We sat down with Stace Tzamtzidis, Director of Sales at solar engineering and technology company Planet Ark Power (a partner of Planet Ark), to ask what the most frequently asked questions are from schools considering rooftop solar.
Q1: How much do rooftop solar systems cost?
A: There are several factors that influence the price of rooftop solar installations, including the brand and quality of the solar panels and inverter and the type of building the installation will be fit to (e.g. Is the building multi-storied? Is the roof tiled or made from steel?).
A solar system under 100kW will vary in price from $0.80 to $1.30 per watt installed, totalling between $80,000 and $130,000 for the entire system (after government rebates are applied). Typically, a solar system has a payback of two to four years and reputable solar companies are able to provide accurate solar generation and annual savings estimates up front.
Q2: How big do solar systems need to be to power a whole school?
A: The size of the solar system will depend on two main factors: your budget and how much roof space your building has. For 1kW of solar PV (rooftop solar), 6-7m2 of roof space is required. Schools typically install systems between 30kW to 100kW to be able to take advantage of the instant rebates that apply (see question ten for more on rebates).

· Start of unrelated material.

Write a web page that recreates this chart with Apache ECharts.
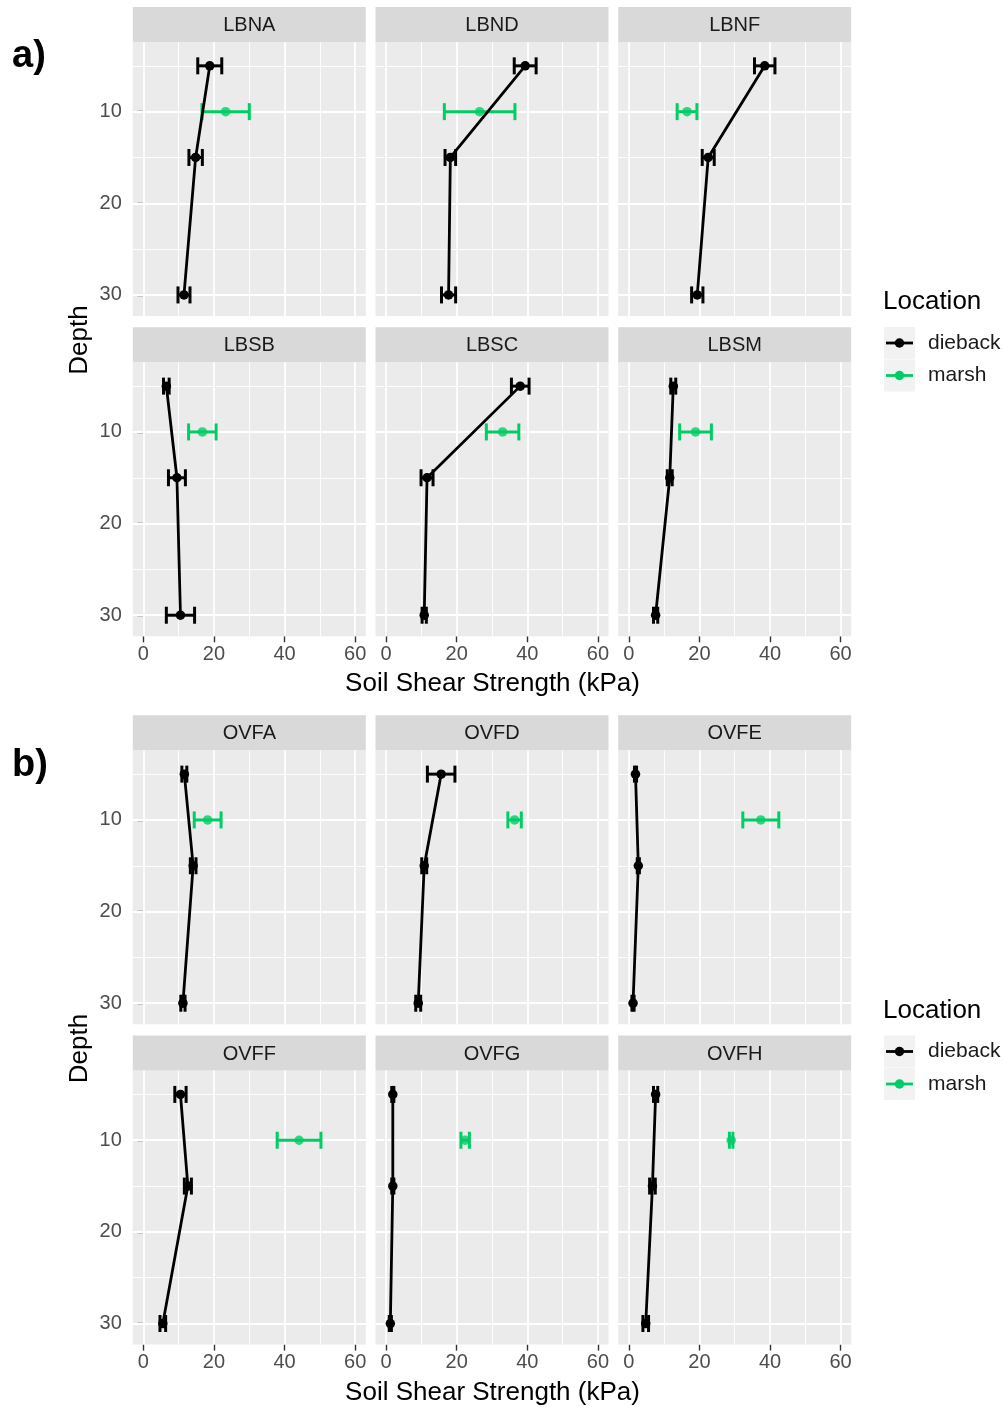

To put that into perspective, Planet Ark Power installed a 99kW solar system at Cranborne Park Primary School in Victoria, which generates approximately 144,000 kWh per annum. This has reduced the school’s electricity bill by roughly 48% or $19,000 a year.
Q3: How much money can a school save by installing rooftop solar?
A: For every 1kW of solar PV, the solar generation is typically 3.3kWh per day. If you are paying $0.25 per kWh for your electricity from your retailer, then the savings for a 100kW solar PV system will be approximately $22,584 per year. This figure assumes your school is still using 75% of the energy the solar system generates during weekends and holidays for things like refrigeration and computer servers.
Q4: How does selling excess solar energy work?
A: The solar energy generated from your solar system that isn’t used can be exported into the electricity grid to be used by your neighbours. It is up to retailers how much they will pay to purchase this energy from you, so the rate you receive will vary. It could be as low as zero (this happens when demand is very low when excessive amounts of solar energy are being exported into the grid) or as high as $0.12 per kWh.
This works very well for schools as they tend to have surplus energy to sell during holiday periods and the weekends. Visit your retailer’s website to find out what rate they offer or visit Energy Made Easy to compare energy plans from different retailers.
Q5: Is it possible to calculate how much carbon a school with solar will prevent from entering the atmosphere?
A: Yes, for every kWh of solar your installation generates we can calculate the carbon savings. How much carbon your solar system prevents from entering the atmosphere will vary depending on where your school is located (the sunnier the location, the higher the carbon savings). Planet Ark Power installed 200kW of rooftop solar at Bayside College in Victoria, offsetting 133 tons of carbon dioxide emissions each year. Over the lifespan of the panels, that’s the equivalent of planting 444 trees!
Q6: Is solar as reliable as conventional forms of energy?
A: Solar is a very reliable source of energy and is used every day to power all kinds of businesses, schools, homes and even farms. A number of factors can impact how much energy a system is able to generate, including shading, cloud cover and dirt build up on panels. However, when a reputable solar company is contracted these factors will be taken into consideration during the early planning stages. As solar works in conjunction with the electricity grid, solar production varying during the day is not noticeable.
Q7: How long do rooftop solar systems last? Do they have to be maintained?
A: Solar panels have a design life of 25 years while good quality inverters can last ten or more years. Rooftop solar needs very little maintenance during its lifetime. Smart monitoring solutions allow owners and operators to monitor solar performance from a smart device from anywhere in the world.
Q8: Do systems have to be purchased outright or can they be leased?
A: Solar PV systems can be purchased outright (Capex), under an operating lease (where you pay principal and interest), or even under a Power Purchase Agreement (where the solar system is owned and operated by a third party that sells the energy to the host at a cheaper rate than an energy retailer).
Q9: What happens to the solar panels at their end of life?
A: Solar panels, frames and inverters can be recycled. There are a number of recycling facilities in Australia that extract the metal, glass and copper from these devices. While solar panel recycling is still in its infancy in Australia, the Federal Government recently listed it as a high priority in the Product Stewardship Investment Fund, which means Australia will hopefully soon have a national recycling scheme for solar panels funded by the product manufacturers.
Q10: Is financial support from the government available to schools?
A: For solar systems under 100kW there is the small-scale technology certificate rebate, and the large-scale generation certificate rebate is available for systems larger than 100kW. Planet Ark Power primarily installs large-scale systems, and our staff can identify any other rebates that may apply in your region. We recommend you discuss the purchase of the solar system with your financial advisor to best structure the purchase agreement to suit your needs and budget.